I work almost exclusive with hand tools and have never even taken any of my tools to a grinder. But some of my old, lightly pitted chisels and plane blades really need a lot of flattening... Sandpaper on granite works okay but I always get a slight bit of rounding over no matter how tight the sandpaper is clamped or how much liquid I use to stick it down. Also I don't like the mess it makes.
Has anyone tried flattening on a belt sander? Does it also round over the tool? I don't have one so I've never tried. How well does it double as a grinder for grinding bevels? Or am I better off sticking with sandpaper on granite?

And please, if you know of a cheap (under 60 pounds), handheld or bench belt sander, please recommend.
What about those bench grinder/belt sander combo machines?

Thanks in advance,

Sam
 
Brilliant for bevels, hopeless for flattening.
I wouldn't bother flattening chisels anyway, nor plane blades except for a few mm from the edge to under the cap iron
 
There is a special metalworking belt sander. I've seen MrPete / Tubalcain use one on some of his excellent YouTube videos. It would have the advantage of not containing any flammable sawdust, waiting to be ignited by a spark... Probably over £60 though!
 
I've got quite a lot of old chisels with convex backs and I also seem to get rounding over if I try to flatten with sandpaper on a flat surface. I've also tried using a coarse oil stone but that's either too slow and/or rounds over as well.

Yes I know I could just put the first 20mm of the back on a stone when removing the burr but that would only make the convexity worse over time, and it is nice to have a flat or slightly concave back, if possible.

I've never tried a belt sander but I have tried a Tormek. Trouble is it leaves the back with shallow ridges that needs further work on a stone. It does get rid of pitting very easily.

Another idea is to use an engineers scraper, like scraping a plane sole, but I'm not sure how well that would work on hardened steel.
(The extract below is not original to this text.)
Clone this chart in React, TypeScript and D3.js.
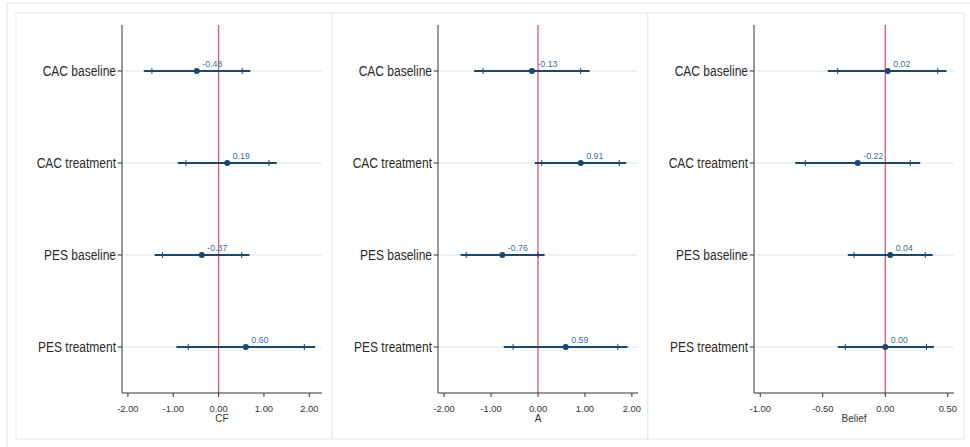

Ideally you would want a very coarse and fast cutting stone with a slightly convex top. I've seen very coarse diamond stones on online shops but they are very expensive, like more than £100!
 
JohnPW":z665fjd6 said:
Another idea is to use an engineers scraper, like scraping a plane sole, but I'm not sure how well that would work on hardened steel.

Very poorly. Even mild steel isn't very nice to scrape.

BugBear
 
No way use a belt sander for flattening. You will round edges, unless you are really, really careful. For grinding bevels belt sanders are great. I use wheels and belts, but far prefer belts for chisels and plane irons. Note, I would always finish on fine stone or strop.

Most chisels that are not already flat when new, are concave on the back.These are simpler to flatten without rounding edges. If the back is convex then it is easy to unintentionally make it worse.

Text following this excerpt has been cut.